Verteidiger und Beobachter des Prozesses bemängeln, dass den Angeklagten immer wieder ihre Herkunft zum Nachteil gereicht. Dopke verwies in ihrer Begründung auch auf Beschlüsse des Hanseatischen Oberlandesgerichts, das sich mit Haftprüfungen der Jugendlichen zu befassen hatte: Bloße »Erziehungsmaßregeln« genügten angesichts der Defizite und des schwerwiegenden Verbrechens nicht, habe es geheißen. Das Hanseatische Oberlandesgericht hatte zudem in einem Beschluss zur Haftbeschwerde des – nach Ansicht des Gerichts – jüngsten Angeklagten Ende Dezember erläutert: Im Vergleich zu seinem Leben in Freiheit in Somalia gehe es ihm nicht wesentlich schlechter. In Somalia habe er nicht immer zwei Mahlzeiten am Tag einnehmen können, während er in der Jugenduntersuchungshaftanstalt Hahnöfersand durchgehend verpflegt und ärztlich betreut werde.

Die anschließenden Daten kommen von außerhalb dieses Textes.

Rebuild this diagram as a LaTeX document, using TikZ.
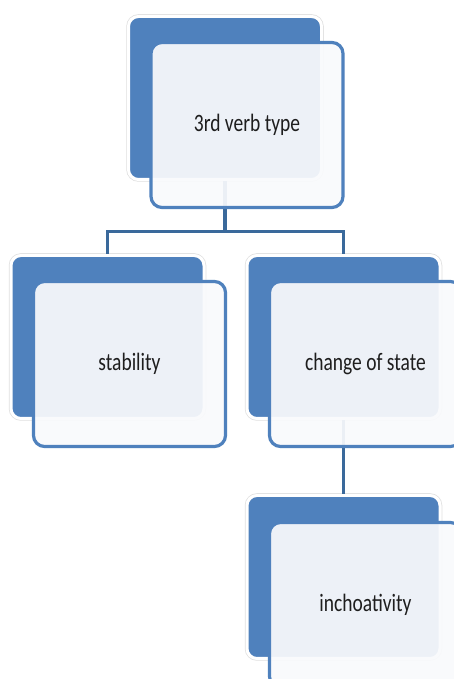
\documentclass[tikz,border=0pt]{standalone}
\usepackage{fontspec}
\usetikzlibrary{positioning}

\newfontfamily\labelfont[FakeStretch=0.78]{Carlito}
\definecolor{boxblue}{RGB}{79,129,189}
\definecolor{linkblue}{RGB}{58,105,155}
\definecolor{paneface}{RGB}{249,250,252}
\definecolor{labelgray}{RGB}{30,30,30}

\begin{document}
\begin{tikzpicture}
[x=1pt,y=1pt,node distance=240pt,on grid,
                    back/.style={rectangle,rounded corners=10pt,fill=boxblue,draw=white,line width=3pt,
                                 minimum width=193pt,minimum height=163pt,
                                 preaction={draw=black!12,line width=4.5pt}},
                    pane/.style={rectangle,rounded corners=11pt,draw=boxblue,line width=3.2pt,
                                 fill=paneface,fill opacity=0.93,text opacity=1,
                                 minimum width=192pt,minimum height=165pt,
                                 text=labelgray,font=\labelfont\fontsize{25}{29}\selectfont},
                    link/.style={draw=linkblue,line width=3.5pt}]

\path[use as bounding box,fill=white] (0,0) rectangle (454,679);

% blue cards
\node[back] (verb) at (225,581) {};
\node[back, below left=239pt and 117.5pt of verb] (stab) {};
\node[back, below right=239pt and 118.5pt of verb] (change) {};
\node[back, below=240pt of change] (inch) {};

% tree lines
\coordinate[below=50.5pt of verb.south] (fork);
\path[link] (verb.south) -- (fork) -| (stab.north);
\path[link] (fork) -| (change.north);
\path[link] (change.south) -- (inch.north);

% text panes
\node[pane, below right=27pt and 22pt of verb] (verbpane) {3rd verb type};
\node[pane, below right=27pt and 22pt of stab] (stabpane) {stability};
\node[pane, below right=27pt and 22pt of change] (changepane) {change of state};
\node[pane, below right=28pt and 22pt of inch] (inchpane) {inchoativity};
\end{tikzpicture}
\end{document}
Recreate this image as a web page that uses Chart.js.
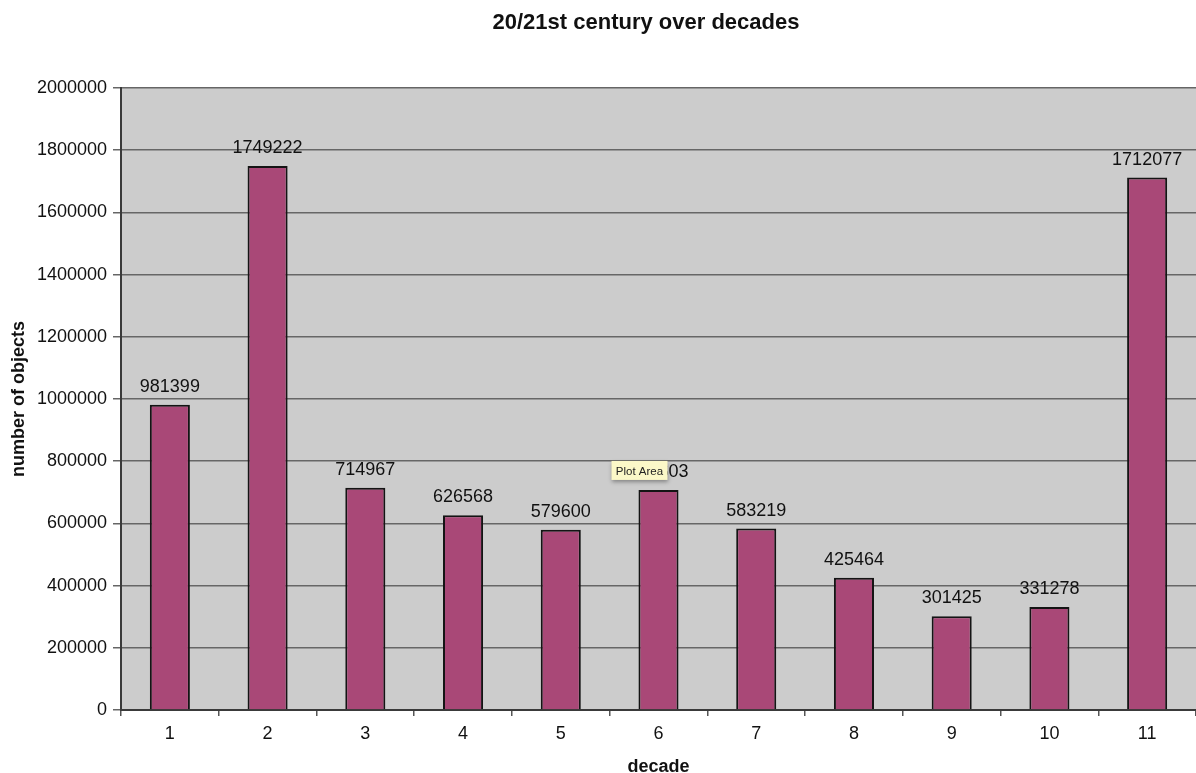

»Sehr bedenklich, gelinde gesagt«, sei diese Argumentation, so ein Verteidiger am Rande der Verhandlung, zumal es bei diesem Antrag lediglich darum gegangen sei, die im Vergleich zu anderen Jugendlichen lange Untersuchungshaft zu beenden, eine Jugendwohnung zu beziehen und weiter an dem Prozess teilzunehmen – und eben nicht darum, nach Somalia zu reisen.
Im Februar folgen die Plädoyers der 20 Pflichtverteidiger; das Urteil soll spätestens im März gesprochen werden.